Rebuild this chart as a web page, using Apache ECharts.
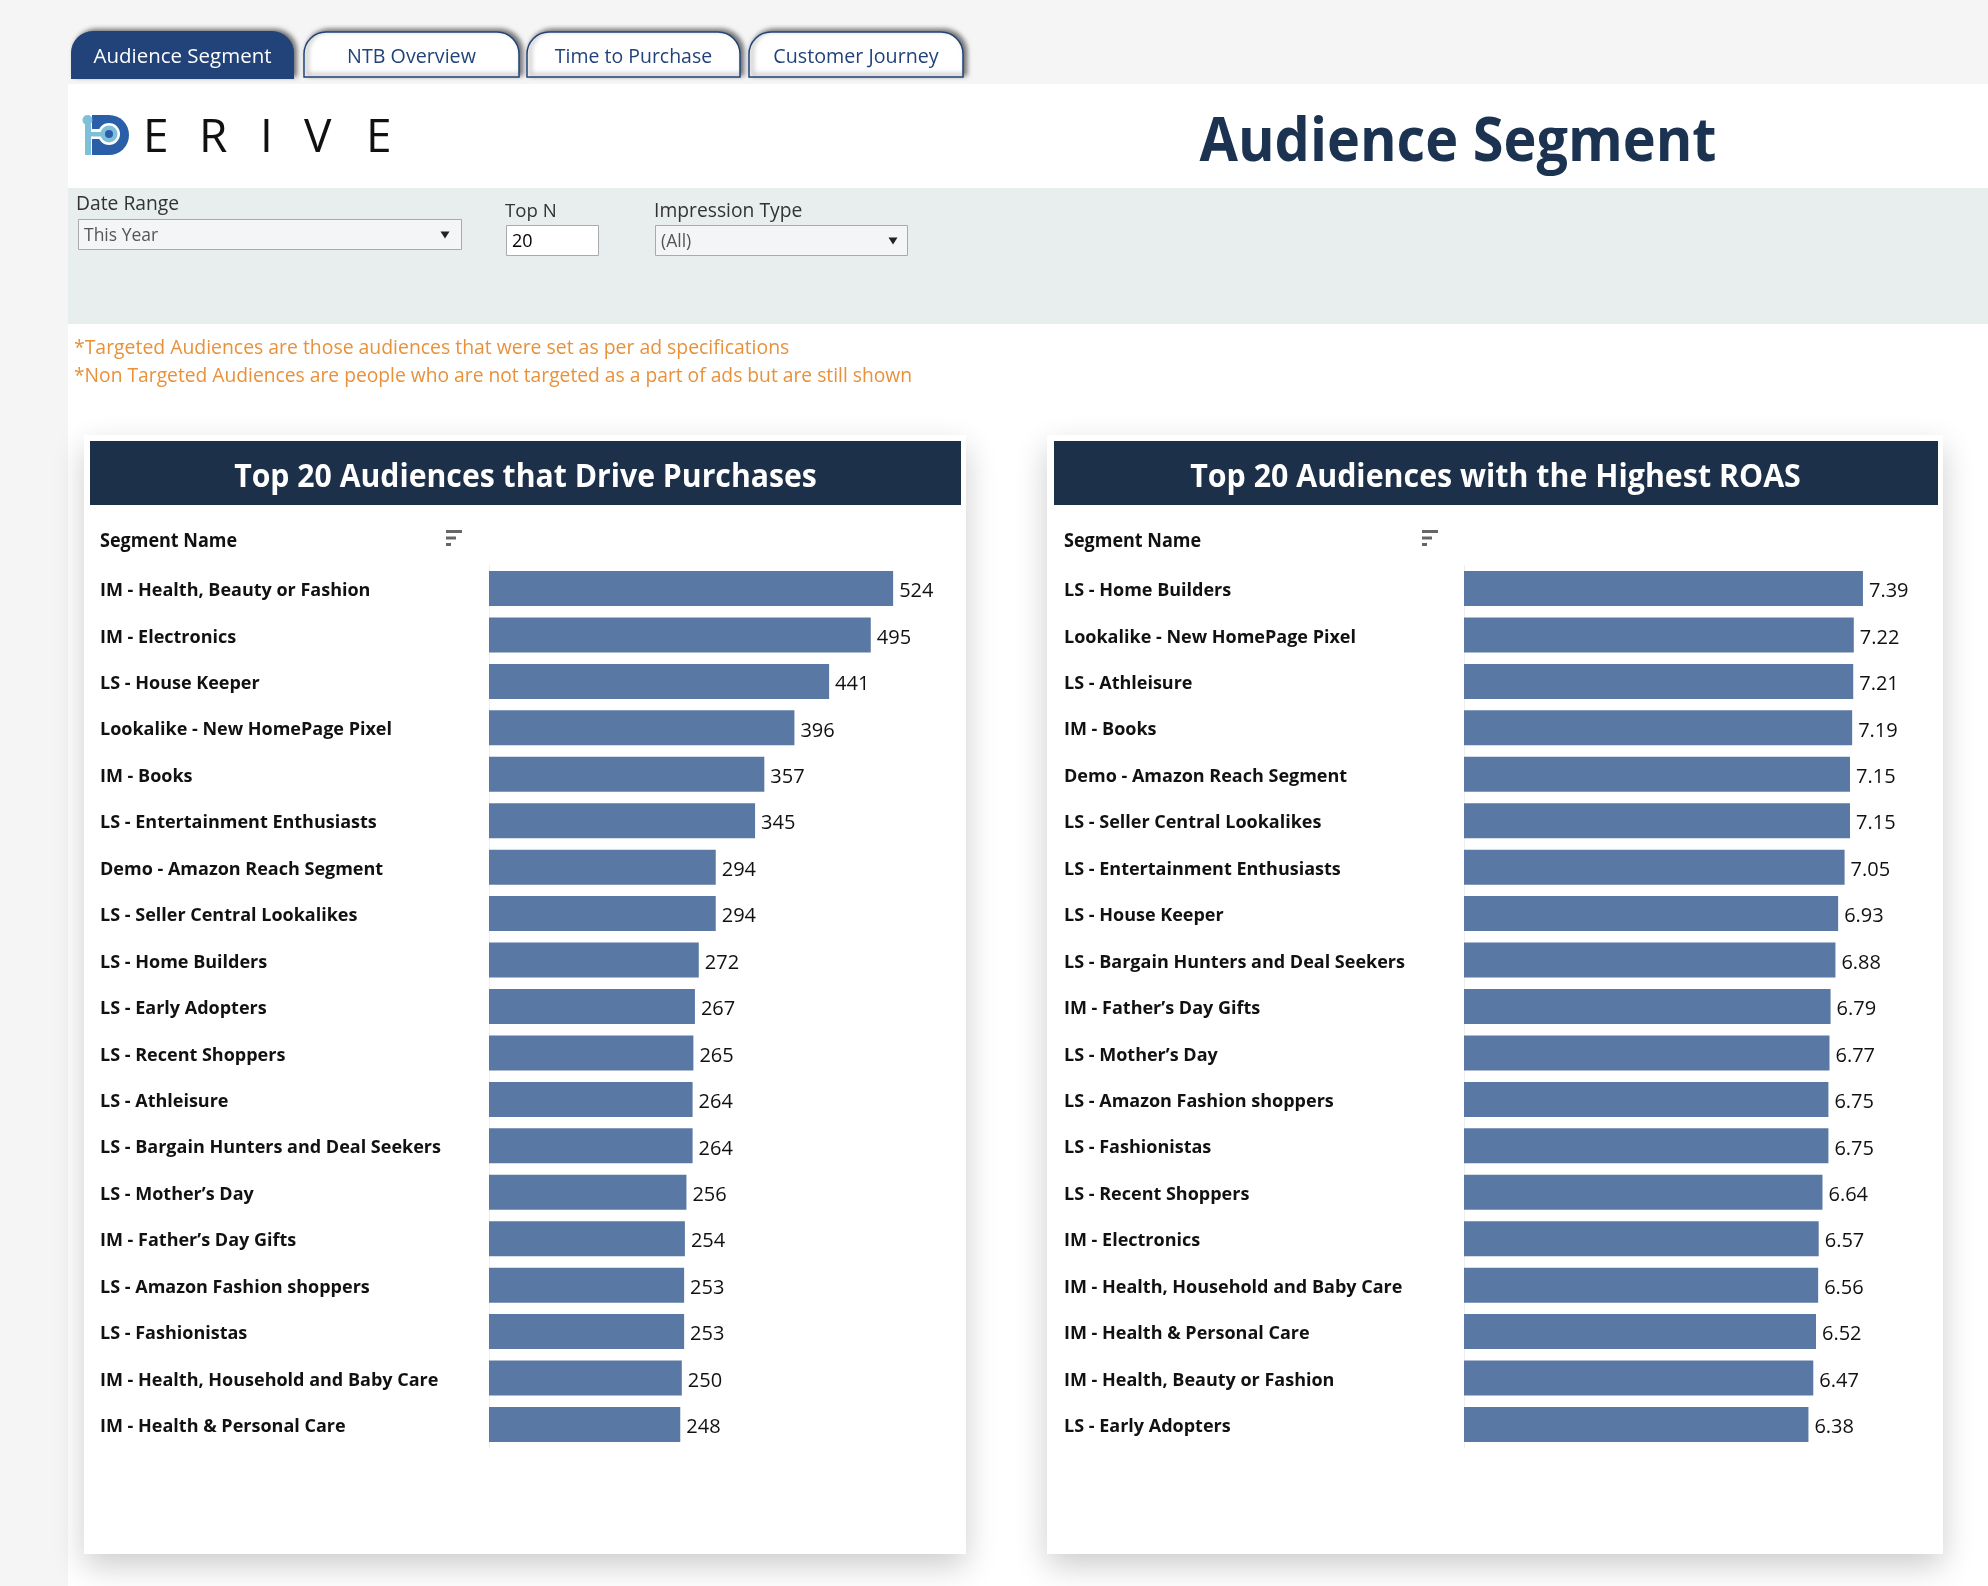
<!DOCTYPE html>
<html><head><meta charset="utf-8">
<style>html,body{margin:0;padding:0;background:#f5f5f5}#c{width:1988px;height:1586px}</style>
<script src="https://cdn.jsdelivr.net/npm/echarts@6/dist/echarts.min.js"></script>
</head><body><div id="c"></div>
<script>
const purchaseCategories = ["IM - Health, Beauty or Fashion","IM - Electronics","LS - House Keeper","Lookalike - New HomePage Pixel","IM - Books","LS - Entertainment Enthusiasts","Demo - Amazon Reach Segment","LS - Seller Central Lookalikes","LS - Home Builders","LS - Early Adopters","LS - Recent Shoppers","LS - Athleisure","LS - Bargain Hunters and Deal Seekers","LS - Mother’s Day","IM - Father’s Day Gifts","LS - Amazon Fashion shoppers","LS - Fashionistas","IM - Health, Household and Baby Care","IM - Health & Personal Care"];
const purchaseValues = [524,495,441,396,357,345,294,294,272,267,265,264,264,256,254,253,253,250,248];
const roasCategories = ["LS - Home Builders","Lookalike - New HomePage Pixel","LS - Athleisure","IM - Books","Demo - Amazon Reach Segment","LS - Seller Central Lookalikes","LS - Entertainment Enthusiasts","LS - House Keeper","LS - Bargain Hunters and Deal Seekers","IM - Father’s Day Gifts","LS - Mother’s Day","LS - Amazon Fashion shoppers","LS - Fashionistas","LS - Recent Shoppers","IM - Electronics","IM - Health, Household and Baby Care","IM - Health & Personal Care","IM - Health, Beauty or Fashion","LS - Early Adopters"];
const roasValues = [7.39,7.22,7.21,7.19,7.15,7.15,7.05,6.93,6.88,6.79,6.77,6.75,6.75,6.64,6.57,6.56,6.52,6.47,6.38];
const tabLabels = ["Audience Segment","NTB Overview","Time to Purchase","Customer Journey"];

const FONT = '"Open Sans"';
const NAVY = '#1c3049', TAB = '#21437a', BAR = '#5a78a4', ORANGE = '#e8913a';
const rect = (x,y,w,h,fill,extra={}) => ({type:'rect',shape:{x,y,width:w,height:h,r:extra.r||0},style:Object.assign({fill},extra.style||{}),z:extra.z??0});
const txt = (x,y,text,size,fill,weight='normal',align='left',sx=1) => ({type:'text',x,y,scaleX:sx,z:3,style:{text,fill,font:`${weight} ${size}px ${FONT}`,textAlign:align,textVerticalAlign:'middle'}});
const tri = (cx,cy) => ({type:'polygon',z:3,shape:{points:[[cx-4.5,cy-3.5],[cx+4.5,cy-3.5],[cx,cy+3.5]]},style:{fill:'#222'}});
const sortIcon = (x,y) => [rect(x,y,16,3,'#666',{z:3}),rect(x,y+6.5,10,3,'#666',{z:3}),rect(x,y+13,5,3,'#666',{z:3})];

const tabBoxes = [[71,31,223,48],[304,32,215,45],[527,32,213,45],[749,32,214,45]];
const tabScale = [1.01,0.97,0.96,0.97];
const tabG = tabBoxes.map((b,i)=>rect(b[0],b[1],b[2],b[3],i===0?TAB:'#fff',{r:[22,22,0,0],style:{stroke:TAB,lineWidth:i===0?0:1.5,shadowBlur:5,shadowOffsetX:3,shadowOffsetY:-2,shadowColor:'rgba(0,0,0,0.55)'},z:2}));
const tabT = tabBoxes.map((b,i)=>txt(b[0]+b[2]/2,57,tabLabels[i],20.3,i===0?'#fff':TAB,'normal','center',tabScale[i]));

const graphics = [
  rect(68,84,1920,1502,'#fff'),
  rect(68,188,1920,136,'#e8eeee'),
  ...tabG, ...tabT,
  // logo
  rect(92,115,37,40,'#2a5ea8',{r:[0,20,20,0],z:2}),
  {type:'circle',z:2,shape:{cx:109,cy:134,r:11},style:{fill:'#fff'}},
  rect(91,129,18,10,'#fff',{z:2}),
  rect(85,119,6,36,'#7fc0d8',{z:3}),
  {type:'circle',z:3,shape:{cx:87.5,cy:120,r:5},style:{fill:'#7fc0d8'}},
  rect(88,132,20,4.5,'#7fc0d8',{z:3}),
  {type:'circle',z:3,shape:{cx:109,cy:134,r:8.5},style:{fill:'#7fc0d8'}},
  {type:'circle',z:3,shape:{cx:109,cy:134,r:4},style:{fill:'#2a5ea8'}},
  txt(143,139,'E',46,'#111'),txt(199,139,'R',46,'#111'),txt(260,139,'I',46,'#111'),txt(304,139,'V',46,'#111'),txt(366,139,'E',46,'#111'),
  // page and panel titles
  txt(1458,144,'Audience Segment',60,'#1b3250','700','center',0.93),
  txt(525.5,477.5,'Top 20 Audiences that Drive Purchases',33,'#fff','700','center',0.915),
  txt(1495.5,477.5,'Top 20 Audiences with the Highest ROAS',33,'#fff','700','center',0.92),
  // filters
  txt(76,205,'Date Range',19.3,'#333'),
  rect(78.5,219.5,383,30,'#f3f5f6',{style:{stroke:'#aaa',lineWidth:1},z:2}),
  txt(84,236,'This Year',17.5,'#555'), tri(445,235),
  txt(505,212,'Top N',18.6,'#333'),
  rect(506.5,225.5,92,30,'#fff',{style:{stroke:'#aaa',lineWidth:1},z:2}),
  txt(512,242,'20',18,'#000'),
  txt(654,212,'Impression Type',19.3,'#333'),
  rect(655.5,225.5,252,30,'#f3f5f6',{style:{stroke:'#aaa',lineWidth:1},z:2}),
  txt(661,242,'(All)',17.5,'#555'), tri(893,241),
  txt(74,348,'*Targeted Audiences are those audiences that were set as per ad specifications',19.4,ORANGE,'500'),
  txt(74,377,'*Non Targeted Audiences are people who are not targeted as a part of ads but are still shown',19.25,ORANGE,'500'),
  // cards
  rect(84,435,882,1119,'#fff',{style:{shadowBlur:30,shadowOffsetY:12,shadowColor:'rgba(0,0,0,0.2)'},z:1}),
  rect(1047,435,896,1119,'#fff',{style:{shadowBlur:30,shadowOffsetY:12,shadowColor:'rgba(0,0,0,0.2)'},z:1}),
  rect(90,441,871,64,NAVY,{z:2}),
  rect(1054,441,884,64,NAVY,{z:2}),
  txt(100,541,'Segment Name',20,'#111','700','left',0.9),
  txt(1064,541,'Segment Name',20,'#111','700','left',0.9),
  ...sortIcon(446,530), ...sortIcon(1422,530),
];

const yAxis = (gridIndex,data,margin) => ({type:'category',gridIndex,data,inverse:true,z:5,
  axisTick:{show:false},axisLine:{show:true,lineStyle:{color:'#eeeeee',width:1}},splitLine:{show:false},
  axisLabel:{align:'left',verticalAlign:'top',lineHeight:5,margin,color:'#111',fontFamily:FONT,fontWeight:700,fontSize:18,interval:0}});
const xAxis = (gridIndex,max) => ({type:'value',gridIndex,min:0,max,show:false});
const series = (i,data,fmt) => ({type:'bar',xAxisIndex:i,yAxisIndex:i,data,barWidth:35,z:6,
  itemStyle:{color:BAR},
  label:{show:true,position:'right',distance:6,offset:[0,3],color:'#111',fontFamily:FONT,fontSize:20,formatter:fmt},silent:true});

const chart = echarts.init(document.getElementById('c'));
chart.setOption({
  animation:false,backgroundColor:'#f5f5f5',
  graphic:{elements:graphics},
  grid:[{left:489,top:565.3,width:472,height:882.4},{left:1464,top:565.3,width:474,height:882.4}],
  xAxis:[xAxis(0,612),xAxis(1,8.78)],
  yAxis:[yAxis(0,purchaseCategories,389),yAxis(1,roasCategories,400)],
  series:[series(0,purchaseValues,p=>p.value),series(1,roasValues,p=>p.value.toFixed(2))],
});
</script></body></html>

-=-=-

### To do
Leave out the pictures and give the listing above again exactly.

### Solution for this exercise
Rebuild this chart as a web page, using Apache ECharts.
<!DOCTYPE html>
<html><head><meta charset="utf-8">
<style>html,body{margin:0;padding:0;background:#f5f5f5}#c{width:1988px;height:1586px}</style>
<script src="https://cdn.jsdelivr.net/npm/echarts@6/dist/echarts.min.js"></script>
</head><body><div id="c"></div>
<script>
const purchaseCategories = ["IM - Health, Beauty or Fashion","IM - Electronics","LS - House Keeper","Lookalike - New HomePage Pixel","IM - Books","LS - Entertainment Enthusiasts","Demo - Amazon Reach Segment","LS - Seller Central Lookalikes","LS - Home Builders","LS - Early Adopters","LS - Recent Shoppers","LS - Athleisure","LS - Bargain Hunters and Deal Seekers","LS - Mother’s Day","IM - Father’s Day Gifts","LS - Amazon Fashion shoppers","LS - Fashionistas","IM - Health, Household and Baby Care","IM - Health & Personal Care"];
const purchaseValues = [524,495,441,396,357,345,294,294,272,267,265,264,264,256,254,253,253,250,248];
const roasCategories = ["LS - Home Builders","Lookalike - New HomePage Pixel","LS - Athleisure","IM - Books","Demo - Amazon Reach Segment","LS - Seller Central Lookalikes","LS - Entertainment Enthusiasts","LS - House Keeper","LS - Bargain Hunters and Deal Seekers","IM - Father’s Day Gifts","LS - Mother’s Day","LS - Amazon Fashion shoppers","LS - Fashionistas","LS - Recent Shoppers","IM - Electronics","IM - Health, Household and Baby Care","IM - Health & Personal Care","IM - Health, Beauty or Fashion","LS - Early Adopters"];
const roasValues = [7.39,7.22,7.21,7.19,7.15,7.15,7.05,6.93,6.88,6.79,6.77,6.75,6.75,6.64,6.57,6.56,6.52,6.47,6.38];
const tabLabels = ["Audience Segment","NTB Overview","Time to Purchase","Customer Journey"];

const FONT = '"Open Sans"';
const NAVY = '#1c3049', TAB = '#21437a', BAR = '#5a78a4', ORANGE = '#e8913a';
const rect = (x,y,w,h,fill,extra={}) => ({type:'rect',shape:{x,y,width:w,height:h,r:extra.r||0},style:Object.assign({fill},extra.style||{}),z:extra.z??0});
const txt = (x,y,text,size,fill,weight='normal',align='left',sx=1) => ({type:'text',x,y,scaleX:sx,z:3,style:{text,fill,font:`${weight} ${size}px ${FONT}`,textAlign:align,textVerticalAlign:'middle'}});
const tri = (cx,cy) => ({type:'polygon',z:3,shape:{points:[[cx-4.5,cy-3.5],[cx+4.5,cy-3.5],[cx,cy+3.5]]},style:{fill:'#222'}});
const sortIcon = (x,y) => [rect(x,y,16,3,'#666',{z:3}),rect(x,y+6.5,10,3,'#666',{z:3}),rect(x,y+13,5,3,'#666',{z:3})];

const tabBoxes = [[71,31,223,48],[304,32,215,45],[527,32,213,45],[749,32,214,45]];
const tabScale = [1.01,0.97,0.96,0.97];
const tabG = tabBoxes.map((b,i)=>rect(b[0],b[1],b[2],b[3],i===0?TAB:'#fff',{r:[22,22,0,0],style:{stroke:TAB,lineWidth:i===0?0:1.5,shadowBlur:5,shadowOffsetX:3,shadowOffsetY:-2,shadowColor:'rgba(0,0,0,0.55)'},z:2}));
const tabT = tabBoxes.map((b,i)=>txt(b[0]+b[2]/2,57,tabLabels[i],20.3,i===0?'#fff':TAB,'normal','center',tabScale[i]));

const graphics = [
  rect(68,84,1920,1502,'#fff'),
  rect(68,188,1920,136,'#e8eeee'),
  ...tabG, ...tabT,
  // logo
  rect(92,115,37,40,'#2a5ea8',{r:[0,20,20,0],z:2}),
  {type:'circle',z:2,shape:{cx:109,cy:134,r:11},style:{fill:'#fff'}},
  rect(91,129,18,10,'#fff',{z:2}),
  rect(85,119,6,36,'#7fc0d8',{z:3}),
  {type:'circle',z:3,shape:{cx:87.5,cy:120,r:5},style:{fill:'#7fc0d8'}},
  rect(88,132,20,4.5,'#7fc0d8',{z:3}),
  {type:'circle',z:3,shape:{cx:109,cy:134,r:8.5},style:{fill:'#7fc0d8'}},
  {type:'circle',z:3,shape:{cx:109,cy:134,r:4},style:{fill:'#2a5ea8'}},
  txt(143,139,'E',46,'#111'),txt(199,139,'R',46,'#111'),txt(260,139,'I',46,'#111'),txt(304,139,'V',46,'#111'),txt(366,139,'E',46,'#111'),
  // page and panel titles
  txt(1458,144,'Audience Segment',60,'#1b3250','700','center',0.93),
  txt(525.5,477.5,'Top 20 Audiences that Drive Purchases',33,'#fff','700','center',0.915),
  txt(1495.5,477.5,'Top 20 Audiences with the Highest ROAS',33,'#fff','700','center',0.92),
  // filters
  txt(76,205,'Date Range',19.3,'#333'),
  rect(78.5,219.5,383,30,'#f3f5f6',{style:{stroke:'#aaa',lineWidth:1},z:2}),
  txt(84,236,'This Year',17.5,'#555'), tri(445,235),
  txt(505,212,'Top N',18.6,'#333'),
  rect(506.5,225.5,92,30,'#fff',{style:{stroke:'#aaa',lineWidth:1},z:2}),
  txt(512,242,'20',18,'#000'),
  txt(654,212,'Impression Type',19.3,'#333'),
  rect(655.5,225.5,252,30,'#f3f5f6',{style:{stroke:'#aaa',lineWidth:1},z:2}),
  txt(661,242,'(All)',17.5,'#555'), tri(893,241),
  txt(74,348,'*Targeted Audiences are those audiences that were set as per ad specifications',19.4,ORANGE,'500'),
  txt(74,377,'*Non Targeted Audiences are people who are not targeted as a part of ads but are still shown',19.25,ORANGE,'500'),
  // cards
  rect(84,435,882,1119,'#fff',{style:{shadowBlur:30,shadowOffsetY:12,shadowColor:'rgba(0,0,0,0.2)'},z:1}),
  rect(1047,435,896,1119,'#fff',{style:{shadowBlur:30,shadowOffsetY:12,shadowColor:'rgba(0,0,0,0.2)'},z:1}),
  rect(90,441,871,64,NAVY,{z:2}),
  rect(1054,441,884,64,NAVY,{z:2}),
  txt(100,541,'Segment Name',20,'#111','700','left',0.9),
  txt(1064,541,'Segment Name',20,'#111','700','left',0.9),
  ...sortIcon(446,530), ...sortIcon(1422,530),
];

const yAxis = (gridIndex,data,margin) => ({type:'category',gridIndex,data,inverse:true,z:5,
  axisTick:{show:false},axisLine:{show:true,lineStyle:{color:'#eeeeee',width:1}},splitLine:{show:false},
  axisLabel:{align:'left',verticalAlign:'top',lineHeight:5,margin,color:'#111',fontFamily:FONT,fontWeight:700,fontSize:18,interval:0}});
const xAxis = (gridIndex,max) => ({type:'value',gridIndex,min:0,max,show:false});
const series = (i,data,fmt) => ({type:'bar',xAxisIndex:i,yAxisIndex:i,data,barWidth:35,z:6,
  itemStyle:{color:BAR},
  label:{show:true,position:'right',distance:6,offset:[0,3],color:'#111',fontFamily:FONT,fontSize:20,formatter:fmt},silent:true});

const chart = echarts.init(document.getElementById('c'));
chart.setOption({
  animation:false,backgroundColor:'#f5f5f5',
  graphic:{elements:graphics},
  grid:[{left:489,top:565.3,width:472,height:882.4},{left:1464,top:565.3,width:474,height:882.4}],
  xAxis:[xAxis(0,612),xAxis(1,8.78)],
  yAxis:[yAxis(0,purchaseCategories,389),yAxis(1,roasCategories,400)],
  series:[series(0,purchaseValues,p=>p.value),series(1,roasValues,p=>p.value.toFixed(2))],
});
</script></body></html>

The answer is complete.